How do I relate characters in 'words' from TextExtractor to characters in 'text-run' elements?

Aaron_Gravesdale · December 1, 2008, 11:45pm

Q: I wish to modify an existing PDF by swapping certain strings of
text with alternative values based on user input. The location of the
text is arbitrary and will change from one document to another.

I have read the recommendations about replacing rather than editing
text and understand this is going to be simpler and more reliable.

I have also followed the details on using the text extraction features
to find the text that needs to be swapped, the location, fonts used
etc.

What I cannot work out is how to identify the PDF elements in the
bounding box (bbox) values in the XML returned by the extractor
class.

What I would like to be able to do is specify a bounding box, get a
list of all text elements that encompass that box, delete them, then
replace with the new text. The information returned by the text
extractor class is useful and reliable with all documents tested, but
I cannot work out how to reconcile it back to the elements.

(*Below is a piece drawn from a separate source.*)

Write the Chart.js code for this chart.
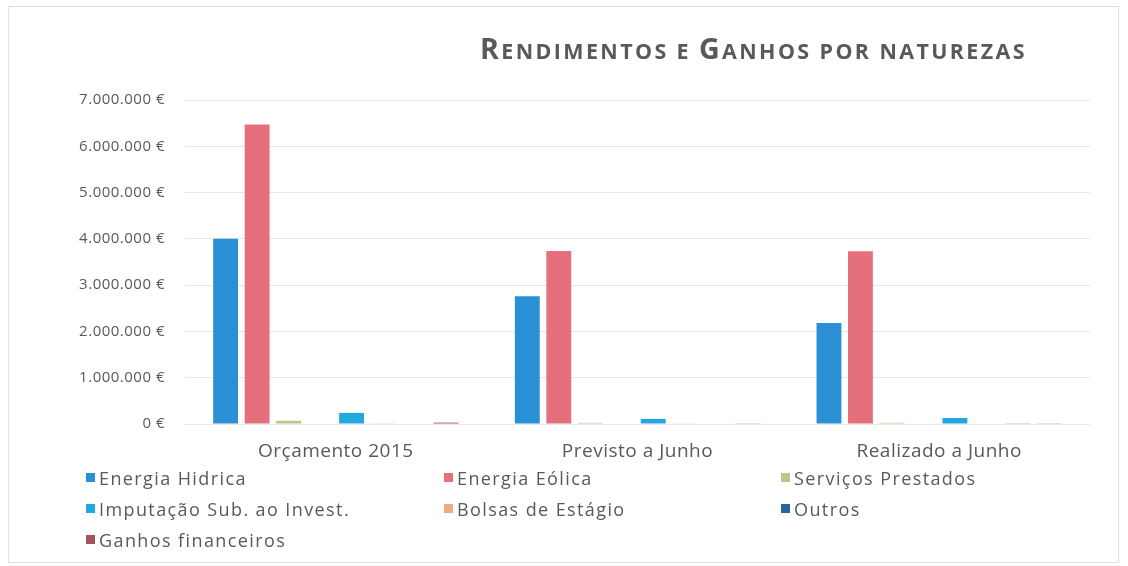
<!DOCTYPE html>
<html>
<head>
<meta charset="utf-8">
<script src="https://cdn.jsdelivr.net/npm/chart.js@4"></script>
<style>
  body { margin: 0; background: #fff; }
  #wrap { position: relative; width: 1128px; height: 566px; }
  #frame { position: absolute; left: 8px; top: 6px; width: 1111px; height: 557px; border: 1px solid #dedee6; box-sizing: border-box; }
  canvas { position: absolute; left: 0; top: 0; }
  #legend { position: absolute; left: 86px; top: 462px; display: grid;
            grid-template-columns: 358px 337px 300px; grid-auto-rows: 31px;
            font: 18px 'Open Sans', sans-serif; color: #595959; letter-spacing: 1.4px; }
  #legend .item { display: flex; align-items: center; white-space: nowrap; }
  #legend .box { width: 9px; height: 9px; margin-right: 4px; display: inline-block; }
</style>
</head>
<body>
<div id="wrap">
  <div id="frame"></div>
  <canvas id="chart" width="1128" height="566"></canvas>
  <div id="legend"></div>
</div>
<script>
// data
const titulo = 'Rendimentos e Ganhos por naturezas'
const categorias = ['Orçamento 2015', 'Previsto a Junho', 'Realizado a Junho']
const energiaHidrica = [4000000, 2760000, 2180000]
const energiaEolica = [6470000, 3740000, 3730000]
const servicosPrestados = [70000, 25000, 25000]
const semNome = [null, null, null]   // empty slot between Serviços and Imputação
const imputacaoSub = [240000, 110000, 130000]
const bolsasEstagio = [15000, 8000, 10000]
const outros = [0, 0, 15000]
const ganhosFinanceiros = [30000, 15000, 15000]
const yTicks = [0, 1000000, 2000000, 3000000, 4000000, 5000000, 6000000, 7000000]

const series = [
  { label: 'Energia Hidrica', data: energiaHidrica, color: '#2B8FD6' },
  { label: 'Energia Eólica', data: energiaEolica, color: '#E5707B' },
  { label: 'Serviços Prestados', data: servicosPrestados, color: '#B5C98A' },
  { label: '', data: semNome, color: '#ffffff' },
  { label: 'Imputação Sub. ao Invest.', data: imputacaoSub, color: '#22A7E0' },
  { label: 'Bolsas de Estágio', data: bolsasEstagio, color: '#F3A983' },
  { label: 'Outros', data: outros, color: '#25659A' },
  { label: 'Ganhos financeiros', data: ganhosFinanceiros, color: '#A0555E' }
]

function euro(v) {
  return String(v).replace(/\B(?=(\d{3})+(?!\d))/g, '.') + ' €'
}

// a bit of letter spacing like the scanned original
const spacing = {
  id: 'spacing',
  beforeDraw(chart) { chart.ctx.letterSpacing = '0.5px' }
}

// title in small caps, drawn by hand and fitted to its width in the picture
const smallCapsTitle = {
  id: 'smallCapsTitle',
  afterDraw(chart) {
    const ctx = chart.ctx
    const fam = "'Open Sans', sans-serif"
    const gap = 2.4
    const parts = [...titulo].map(ch => ({
      t: ch.toUpperCase(),
      big: ch !== ' ' && ch === ch.toUpperCase()
    }))
    const font = (p, k) => 'bold ' + (p.big ? 24 : 18) * k + 'px ' + fam
    ctx.save()
    ctx.letterSpacing = '0px'
    let w = 0
    parts.forEach(p => { ctx.font = font(p, 1); w += ctx.measureText(p.t).width })
    const k = (545 - gap * (parts.length - 1)) / w
    let x = 480
    ctx.fillStyle = '#595959'
    ctx.textBaseline = 'alphabetic'
    parts.forEach(p => {
      ctx.font = font(p, k)
      ctx.fillText(p.t, x, 59)
      x += ctx.measureText(p.t).width + gap
    })
    ctx.restore()
  }
}

const chart = new Chart(document.getElementById('chart'), {
  type: 'bar',
  data: {
    labels: categorias,
    datasets: series.map(s => ({
      label: s.label,
      data: s.data,
      backgroundColor: s.color,
      categoryPercentage: 0.835,
      barPercentage: 0.79
    }))
  },
  options: {
    responsive: false,
    animation: false,
    layout: { padding: { top: 100, right: 38, bottom: 102, left: 0 } },
    plugins: {
      legend: { display: false },
      title: { display: false },
      tooltip: { enabled: false }
    },
    scales: {
      y: {
        min: 0,
        max: 7000000,
        afterBuildTicks: s => { s.ticks = yTicks.map(v => ({ value: v })) },
        afterFit: s => { s.width = 185 },
        ticks: {
          callback: v => euro(v),
          color: '#595959',
          font: { family: "'Open Sans', sans-serif", size: 15 },
          padding: 20
        },
        grid: { color: '#e6e6e6', drawTicks: false },
        border: { display: false }
      },
      x: {
        afterFit: s => { s.height = 40 },
        ticks: {
          color: '#595959',
          font: { family: "'Open Sans', sans-serif", size: 19 },
          padding: 8
        },
        grid: { display: false },
        border: { display: false }
      }
    }
  },
  plugins: [spacing, smallCapsTitle]
})

// legend in three columns, built from the chart's datasets
const legend = document.getElementById('legend')
chart.data.datasets.filter(d => d.label).forEach(d => {
  const item = document.createElement('div')
  item.className = 'item'
  const box = document.createElement('span')
  box.className = 'box'
  box.style.background = d.backgroundColor
  item.appendChild(box)
  item.appendChild(document.createTextNode(d.label))
  legend.appendChild(item)
})
</script>
</body>
</html>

Is this approach feasible? If so, how do I do it?

ps I'm very impressed with PDFNet, it's the best PDF manipulation tool
I have come across having checked literally hundreds of alternatives.
------
A: One way to relate text found using text extractor to text runs
extracted using ElementReader is to compare their bounding boxes (i.e.
element.GetBBox(rect) and word.GetBBox()). If there is a sufficient
vertical overlap (rect.IntersectRect(bbox1, bbox2)) it is likely that
you could delete a given element. The only tricky part is when a text
run partially intersects a given rectangle. For example, a text run
may consist of an entire sentence and only the middle part of the
sentence may interact the replacement rectangle. In this case you
would need to break the text run into 2 or 3 elements. For an example
of how this can be implemented you may want to take a look at
RecolorPDFText.zip as well as PDFViewSimple_CS.zip samples located in
http://groups.google.com/group/pdfnet-sdk/files.

PDFNet also offers some lower-level methods of relating characters in
'Words' to characters in 'text-run' elements (based on character id-
s), however bbox comparison is simpler to understand and should work
in most cases. If this method does not work for you, please let us
know and we will provide more info on the char-id apprach.